Dataset excerpt —
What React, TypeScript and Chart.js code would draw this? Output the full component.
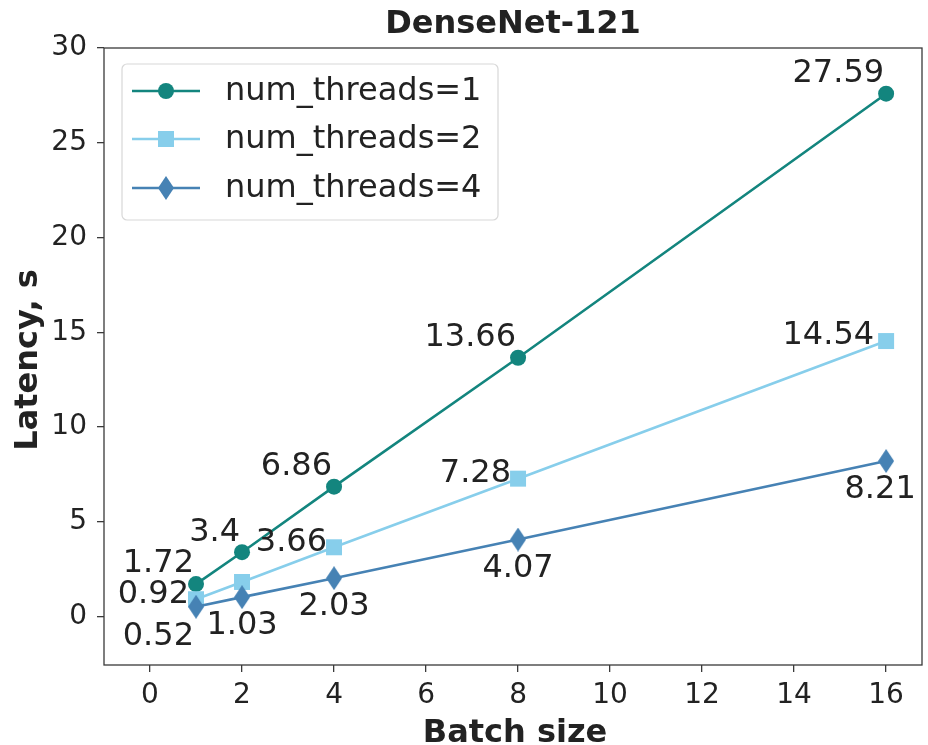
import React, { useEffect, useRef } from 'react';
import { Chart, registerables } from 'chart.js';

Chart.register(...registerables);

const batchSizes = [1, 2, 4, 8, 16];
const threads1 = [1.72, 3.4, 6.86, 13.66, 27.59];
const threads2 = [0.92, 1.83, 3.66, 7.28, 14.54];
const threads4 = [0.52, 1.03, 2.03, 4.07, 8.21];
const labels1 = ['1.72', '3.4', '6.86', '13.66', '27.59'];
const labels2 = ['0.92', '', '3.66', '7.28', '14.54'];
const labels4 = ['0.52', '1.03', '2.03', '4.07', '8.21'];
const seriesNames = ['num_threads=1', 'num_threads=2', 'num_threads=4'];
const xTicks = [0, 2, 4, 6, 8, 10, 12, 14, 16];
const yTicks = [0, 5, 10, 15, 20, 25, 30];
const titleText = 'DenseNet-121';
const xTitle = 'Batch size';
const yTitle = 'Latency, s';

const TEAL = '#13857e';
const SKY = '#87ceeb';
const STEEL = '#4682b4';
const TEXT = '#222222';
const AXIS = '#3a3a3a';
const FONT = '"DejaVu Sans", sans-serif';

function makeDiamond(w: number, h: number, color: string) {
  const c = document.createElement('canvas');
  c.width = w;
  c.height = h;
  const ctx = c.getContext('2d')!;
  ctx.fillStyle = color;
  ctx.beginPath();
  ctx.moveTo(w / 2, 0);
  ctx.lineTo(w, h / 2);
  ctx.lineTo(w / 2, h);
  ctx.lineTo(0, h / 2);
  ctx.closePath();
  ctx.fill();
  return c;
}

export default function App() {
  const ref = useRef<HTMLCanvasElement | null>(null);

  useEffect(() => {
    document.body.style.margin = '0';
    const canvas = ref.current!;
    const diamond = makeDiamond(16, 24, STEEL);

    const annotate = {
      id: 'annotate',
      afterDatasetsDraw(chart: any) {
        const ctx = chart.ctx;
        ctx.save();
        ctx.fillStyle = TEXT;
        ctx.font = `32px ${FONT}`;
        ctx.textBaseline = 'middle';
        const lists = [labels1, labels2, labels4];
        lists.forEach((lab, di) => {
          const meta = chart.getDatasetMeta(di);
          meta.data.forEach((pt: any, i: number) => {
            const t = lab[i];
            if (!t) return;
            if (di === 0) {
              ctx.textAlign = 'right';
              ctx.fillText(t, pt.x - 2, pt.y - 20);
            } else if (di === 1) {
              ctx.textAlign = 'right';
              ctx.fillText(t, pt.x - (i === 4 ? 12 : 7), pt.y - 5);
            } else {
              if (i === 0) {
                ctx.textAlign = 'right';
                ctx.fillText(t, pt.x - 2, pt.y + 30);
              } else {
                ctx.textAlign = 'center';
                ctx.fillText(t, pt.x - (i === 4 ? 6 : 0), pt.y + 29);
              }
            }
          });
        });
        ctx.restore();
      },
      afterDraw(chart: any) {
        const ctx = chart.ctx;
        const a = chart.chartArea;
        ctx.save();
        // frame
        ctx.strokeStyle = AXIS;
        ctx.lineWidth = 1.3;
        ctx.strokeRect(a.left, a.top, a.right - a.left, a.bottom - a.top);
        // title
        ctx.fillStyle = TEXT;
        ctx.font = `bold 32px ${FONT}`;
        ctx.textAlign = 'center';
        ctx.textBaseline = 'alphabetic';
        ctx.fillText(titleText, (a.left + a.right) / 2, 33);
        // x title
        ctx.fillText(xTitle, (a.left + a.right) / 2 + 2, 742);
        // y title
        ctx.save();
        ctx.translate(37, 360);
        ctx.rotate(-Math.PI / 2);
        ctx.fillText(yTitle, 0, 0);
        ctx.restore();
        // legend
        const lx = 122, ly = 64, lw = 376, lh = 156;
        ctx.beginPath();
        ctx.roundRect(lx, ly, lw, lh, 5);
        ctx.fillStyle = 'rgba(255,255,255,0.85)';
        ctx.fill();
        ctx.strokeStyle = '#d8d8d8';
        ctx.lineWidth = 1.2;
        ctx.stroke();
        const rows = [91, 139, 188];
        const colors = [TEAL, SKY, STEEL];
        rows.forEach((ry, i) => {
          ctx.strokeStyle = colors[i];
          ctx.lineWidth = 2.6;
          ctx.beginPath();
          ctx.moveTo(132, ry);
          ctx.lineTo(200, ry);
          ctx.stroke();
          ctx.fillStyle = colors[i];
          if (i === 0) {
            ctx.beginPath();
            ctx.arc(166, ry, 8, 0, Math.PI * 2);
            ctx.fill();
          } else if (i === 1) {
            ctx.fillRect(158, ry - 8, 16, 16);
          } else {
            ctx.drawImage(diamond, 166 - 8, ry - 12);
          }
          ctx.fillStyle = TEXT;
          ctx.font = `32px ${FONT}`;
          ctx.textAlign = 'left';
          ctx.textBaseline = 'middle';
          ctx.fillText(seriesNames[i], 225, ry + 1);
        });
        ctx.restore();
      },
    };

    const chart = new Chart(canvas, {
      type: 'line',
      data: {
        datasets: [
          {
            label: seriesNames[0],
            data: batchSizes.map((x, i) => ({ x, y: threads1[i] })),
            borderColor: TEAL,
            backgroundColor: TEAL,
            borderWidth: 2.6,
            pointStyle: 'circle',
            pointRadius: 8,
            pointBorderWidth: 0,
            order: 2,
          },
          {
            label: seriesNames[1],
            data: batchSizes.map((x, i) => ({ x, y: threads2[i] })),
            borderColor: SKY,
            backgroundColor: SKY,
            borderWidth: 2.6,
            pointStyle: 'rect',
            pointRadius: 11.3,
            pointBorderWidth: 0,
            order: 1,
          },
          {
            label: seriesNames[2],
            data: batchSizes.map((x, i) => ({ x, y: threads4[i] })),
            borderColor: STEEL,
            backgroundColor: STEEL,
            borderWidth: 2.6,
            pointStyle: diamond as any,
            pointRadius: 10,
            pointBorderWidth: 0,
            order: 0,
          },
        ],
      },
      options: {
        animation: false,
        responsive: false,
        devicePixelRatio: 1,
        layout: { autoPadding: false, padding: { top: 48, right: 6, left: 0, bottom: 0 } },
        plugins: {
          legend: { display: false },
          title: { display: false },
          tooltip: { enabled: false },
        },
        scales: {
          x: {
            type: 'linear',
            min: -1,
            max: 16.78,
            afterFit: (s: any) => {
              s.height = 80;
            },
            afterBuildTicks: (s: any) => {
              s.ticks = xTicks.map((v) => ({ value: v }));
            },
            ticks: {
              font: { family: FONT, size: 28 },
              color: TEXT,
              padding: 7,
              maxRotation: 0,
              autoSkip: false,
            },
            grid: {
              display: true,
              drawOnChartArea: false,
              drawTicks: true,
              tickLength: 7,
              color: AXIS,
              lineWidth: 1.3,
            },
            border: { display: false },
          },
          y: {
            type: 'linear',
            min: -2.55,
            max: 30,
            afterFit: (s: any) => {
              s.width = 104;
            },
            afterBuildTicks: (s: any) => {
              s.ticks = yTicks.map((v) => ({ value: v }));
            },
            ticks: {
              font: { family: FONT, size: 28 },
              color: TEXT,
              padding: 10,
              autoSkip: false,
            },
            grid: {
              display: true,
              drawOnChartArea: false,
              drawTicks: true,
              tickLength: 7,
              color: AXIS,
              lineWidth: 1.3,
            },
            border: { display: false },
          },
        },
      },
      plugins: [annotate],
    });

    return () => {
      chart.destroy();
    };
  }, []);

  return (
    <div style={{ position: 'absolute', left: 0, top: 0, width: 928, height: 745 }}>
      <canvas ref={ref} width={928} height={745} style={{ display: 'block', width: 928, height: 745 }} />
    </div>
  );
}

Problem to solve — Restate the material word for word from its first line through the line containing "Chart.register(...registerables);", both included; the pictures do not belong in it.

Exercise output —
What React, TypeScript and Chart.js code would draw this? Output the full component.
import React, { useEffect, useRef } from 'react';
import { Chart, registerables } from 'chart.js';

Chart.register(...registerables);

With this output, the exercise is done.